Consumers or clients, creditors, investors, other firms, and ultimately the
crime's originating company and its staff are the victims of corporate fraud.
Fraudulent accounting techniques are a common component of corporate fraud
schemes, which aim to inflate a company's perceived profitability. Corporate
fraud may also result from product flaws or issues that a company seeks to
conceal. The government's regulatory agencies work to prevent, identify, and
penalise corporate fraud through laws and regulations.

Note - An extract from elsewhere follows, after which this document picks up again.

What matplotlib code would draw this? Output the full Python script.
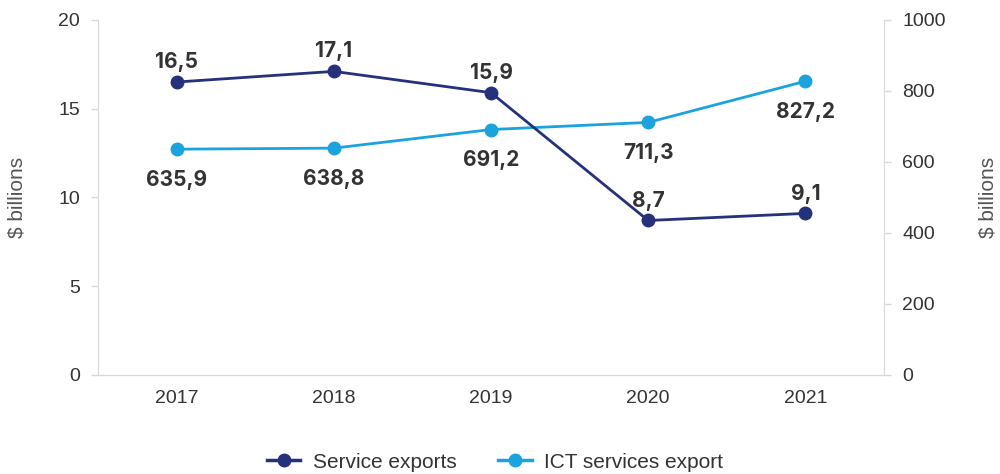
import matplotlib
matplotlib.use("Agg")
import matplotlib.pyplot as plt
from matplotlib.lines import Line2D

years = ["2017", "2018", "2019", "2020", "2021"]
service_exports = [16.5, 17.1, 15.9, 8.7, 9.1]
ict_exports = [635.9, 638.8, 691.2, 711.3, 827.2]
service_labels = ["16,5", "17,1", "15,9", "8,7", "9,1"]
ict_labels = ["635,9", "638,8", "691,2", "711,3", "827,2"]

navy = "#25317a"
light = "#1ba3de"
txt = "#333333"
grid = "#d9d9d9"

plt.rcParams['font.family'] = ['Liberation Sans', 'DejaVu Sans']
fig = plt.figure(figsize=(10, 4.74), dpi=100)
ax = fig.add_axes([0.098, 0.209, 0.786, 0.749])
ax2 = ax.twinx()

x = list(range(len(years)))
ax2.plot(x, ict_exports, color=light, lw=2, marker='o', ms=9, zorder=3)
ax.plot(x, service_exports, color=navy, lw=2, marker='o', ms=9, zorder=4)
ax.set_zorder(ax2.get_zorder() + 1)
ax.patch.set_visible(False)

lab_font = dict(fontsize=15, fontweight='bold', color=txt, family=['Inter', 'Liberation Sans'])
for i, (v, l) in enumerate(zip(service_exports, service_labels)):
    ax.annotate(l, (i, v), xytext=(0, 10), textcoords='offset points', ha='center', va='baseline',
                **lab_font)
for i, (v, l) in enumerate(zip(ict_exports, ict_labels)):
    ax2.annotate(l, (i, v), xytext=(0, -15), textcoords='offset points', ha='center', va='top',
                 **lab_font)

ax.set_xlim(-0.5, 4.5)
ax.set_ylim(0, 20)
ax2.set_ylim(0, 1000)
ax.set_xticks(x)
ax.set_xticklabels(years)
ax.set_yticks([0, 5, 10, 15, 20])
ax2.set_yticks([0, 200, 400, 600, 800, 1000])

for a in (ax, ax2):
    a.spines['top'].set_visible(False)
    a.spines['left'].set_color(grid)
    a.spines['right'].set_color(grid)
    a.spines['bottom'].set_color(grid)
    a.tick_params(axis='y', colors=grid, labelcolor=txt, labelsize=14, length=5, width=1, pad=8)
ax.spines['right'].set_visible(False)
ax2.spines['left'].set_visible(False)
ax.tick_params(axis='x', length=0, labelsize=14, labelcolor=txt, pad=11)

ax.set_ylabel("$ billions", fontsize=15, color="#555555", va='center')
ax2.set_ylabel("$ billions", fontsize=15, color="#555555", rotation=90, va='center')
ax.yaxis.set_label_coords((17 - 98) / 786, 0.5)
ax2.yaxis.set_label_coords((988 - 98) / 786, 0.5)

handles = [Line2D([0], [0], color=navy, lw=2.5, marker='o', ms=9),
           Line2D([0], [0], color=light, lw=2.5, marker='o', ms=9)]
fig.legend(handles, ["Service exports", "ICT services export"], loc='center',
           bbox_to_anchor=(0.495, 0.025), ncol=2, frameon=False, fontsize=15,
           handlelength=1.6, columnspacing=2.0, handletextpad=0.6, labelcolor=txt)

fig.savefig("out.png", dpi=100)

Corporate fraud
incidents have been reported on a number of occasions as a result of the growth
of massive, multinational organisations and conglomerates.
The Satyam Computer (Satyam) Case: The Satyam fraud exposed the gaps in
India's corporate governance laws once more, and SEBI's negligence once more
proved to be disastrous for small investors. Here, B Ramalinga Raju, the
company's founder and previous chairman, and his brother B Rama Raju
deceived the board, investors, and other shareholders. The company's financial
situation and investment were misrepresented in its accounts. By falsifying the
amount in the books of accounts, Mr. Ramalinga embezzled money from the
firm and invested in real estate around the country. As a result, the company's
share price skyrocketed but its core values stayed the same. Mr. Ramalinga was
eventually found guilty of this because he was unable to sell the properties he
held to close the gaps in the books of account due to the real estate market's
decline in value. Rs. 7,136 crores were lost in the Satyam scam. The fraud
revealed a network of individuals, ranging from auditors to the board of
directors, who helped to enable the crime.